»»
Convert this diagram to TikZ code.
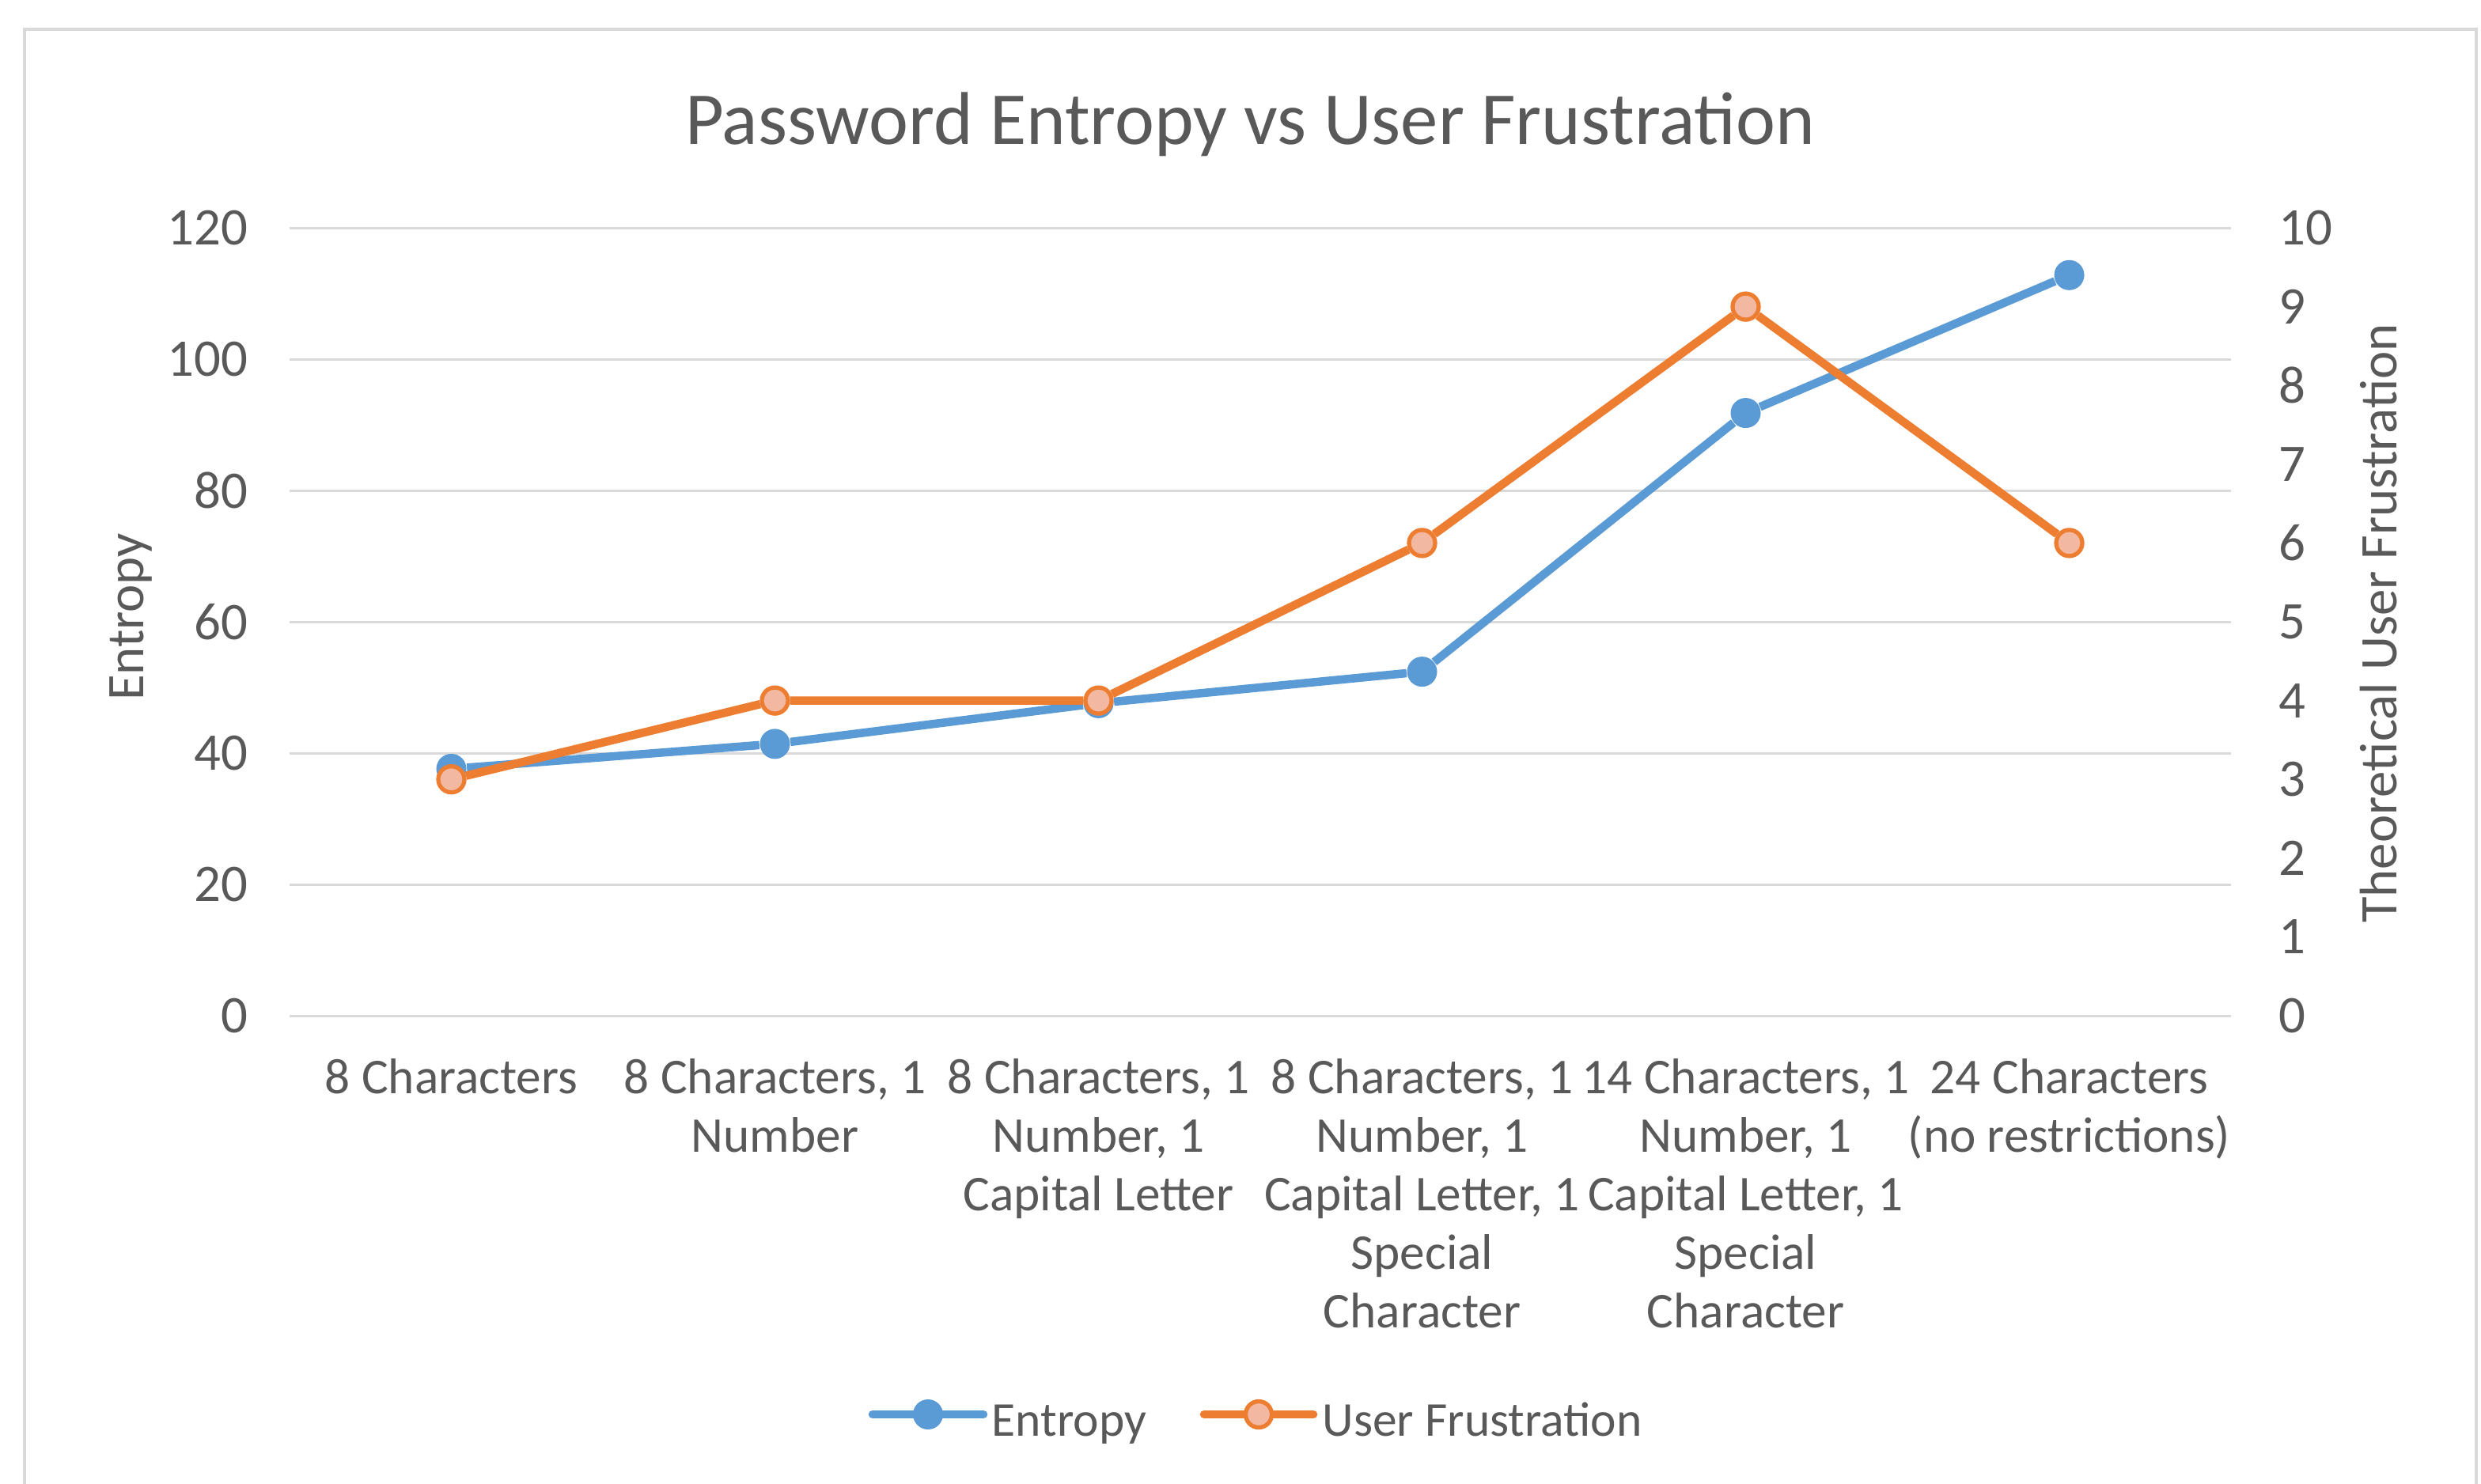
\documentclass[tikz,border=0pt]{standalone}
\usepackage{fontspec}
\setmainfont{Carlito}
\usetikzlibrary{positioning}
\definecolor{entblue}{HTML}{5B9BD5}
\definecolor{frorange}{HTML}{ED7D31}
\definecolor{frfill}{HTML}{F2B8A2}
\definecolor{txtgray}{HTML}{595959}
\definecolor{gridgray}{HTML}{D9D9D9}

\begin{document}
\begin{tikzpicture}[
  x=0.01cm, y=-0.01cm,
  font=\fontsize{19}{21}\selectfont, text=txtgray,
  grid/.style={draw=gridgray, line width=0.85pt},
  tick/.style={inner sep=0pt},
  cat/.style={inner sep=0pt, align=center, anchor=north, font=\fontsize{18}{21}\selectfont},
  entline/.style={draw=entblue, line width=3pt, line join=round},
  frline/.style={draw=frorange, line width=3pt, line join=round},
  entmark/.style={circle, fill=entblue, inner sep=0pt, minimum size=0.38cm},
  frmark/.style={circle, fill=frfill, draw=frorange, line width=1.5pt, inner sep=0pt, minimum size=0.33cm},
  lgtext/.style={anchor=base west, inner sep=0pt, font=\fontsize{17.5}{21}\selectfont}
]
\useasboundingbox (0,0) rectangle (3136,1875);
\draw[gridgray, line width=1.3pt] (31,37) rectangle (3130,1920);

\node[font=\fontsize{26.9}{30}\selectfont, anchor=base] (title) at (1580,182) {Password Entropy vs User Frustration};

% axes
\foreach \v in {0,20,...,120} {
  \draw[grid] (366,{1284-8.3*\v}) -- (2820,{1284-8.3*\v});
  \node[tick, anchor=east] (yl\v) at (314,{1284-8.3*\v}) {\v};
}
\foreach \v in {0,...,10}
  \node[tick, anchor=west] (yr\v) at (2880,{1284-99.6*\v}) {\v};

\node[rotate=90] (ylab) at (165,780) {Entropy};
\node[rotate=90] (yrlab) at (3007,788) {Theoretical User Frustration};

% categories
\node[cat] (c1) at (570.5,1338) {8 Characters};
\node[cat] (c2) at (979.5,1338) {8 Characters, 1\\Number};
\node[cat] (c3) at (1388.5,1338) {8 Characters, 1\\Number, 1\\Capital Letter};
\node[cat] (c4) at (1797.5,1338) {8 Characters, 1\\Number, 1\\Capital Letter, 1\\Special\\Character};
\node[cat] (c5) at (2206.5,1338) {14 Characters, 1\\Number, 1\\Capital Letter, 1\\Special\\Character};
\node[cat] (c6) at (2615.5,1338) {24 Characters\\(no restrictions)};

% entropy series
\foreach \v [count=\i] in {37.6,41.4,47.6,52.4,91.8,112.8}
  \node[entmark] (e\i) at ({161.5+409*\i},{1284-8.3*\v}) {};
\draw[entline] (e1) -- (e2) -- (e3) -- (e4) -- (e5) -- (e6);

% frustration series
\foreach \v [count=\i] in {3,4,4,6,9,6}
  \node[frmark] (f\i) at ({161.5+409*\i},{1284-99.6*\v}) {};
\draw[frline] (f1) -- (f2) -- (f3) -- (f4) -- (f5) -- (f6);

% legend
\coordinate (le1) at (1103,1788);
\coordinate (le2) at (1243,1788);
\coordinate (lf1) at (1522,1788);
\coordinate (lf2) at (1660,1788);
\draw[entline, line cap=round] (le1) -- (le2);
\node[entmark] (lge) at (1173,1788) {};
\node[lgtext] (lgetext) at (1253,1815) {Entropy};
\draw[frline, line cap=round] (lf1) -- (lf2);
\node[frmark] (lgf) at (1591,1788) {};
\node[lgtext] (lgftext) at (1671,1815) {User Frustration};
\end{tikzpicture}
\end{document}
««
_Do this:_ Up to and including the line with "anchor=base] (title) at", copy the data above from its first line. Skip pictures.

_Answer to the problem:_
Convert this diagram to TikZ code.
\documentclass[tikz,border=0pt]{standalone}
\usepackage{fontspec}
\setmainfont{Carlito}
\usetikzlibrary{positioning}
\definecolor{entblue}{HTML}{5B9BD5}
\definecolor{frorange}{HTML}{ED7D31}
\definecolor{frfill}{HTML}{F2B8A2}
\definecolor{txtgray}{HTML}{595959}
\definecolor{gridgray}{HTML}{D9D9D9}

\begin{document}
\begin{tikzpicture}[
  x=0.01cm, y=-0.01cm,
  font=\fontsize{19}{21}\selectfont, text=txtgray,
  grid/.style={draw=gridgray, line width=0.85pt},
  tick/.style={inner sep=0pt},
  cat/.style={inner sep=0pt, align=center, anchor=north, font=\fontsize{18}{21}\selectfont},
  entline/.style={draw=entblue, line width=3pt, line join=round},
  frline/.style={draw=frorange, line width=3pt, line join=round},
  entmark/.style={circle, fill=entblue, inner sep=0pt, minimum size=0.38cm},
  frmark/.style={circle, fill=frfill, draw=frorange, line width=1.5pt, inner sep=0pt, minimum size=0.33cm},
  lgtext/.style={anchor=base west, inner sep=0pt, font=\fontsize{17.5}{21}\selectfont}
]
\useasboundingbox (0,0) rectangle (3136,1875);
\draw[gridgray, line width=1.3pt] (31,37) rectangle (3130,1920);

\node[font=\fontsize{26.9}{30}\selectfont, anchor=base] (title) at (1580,182) {Password Entropy vs User Frustration};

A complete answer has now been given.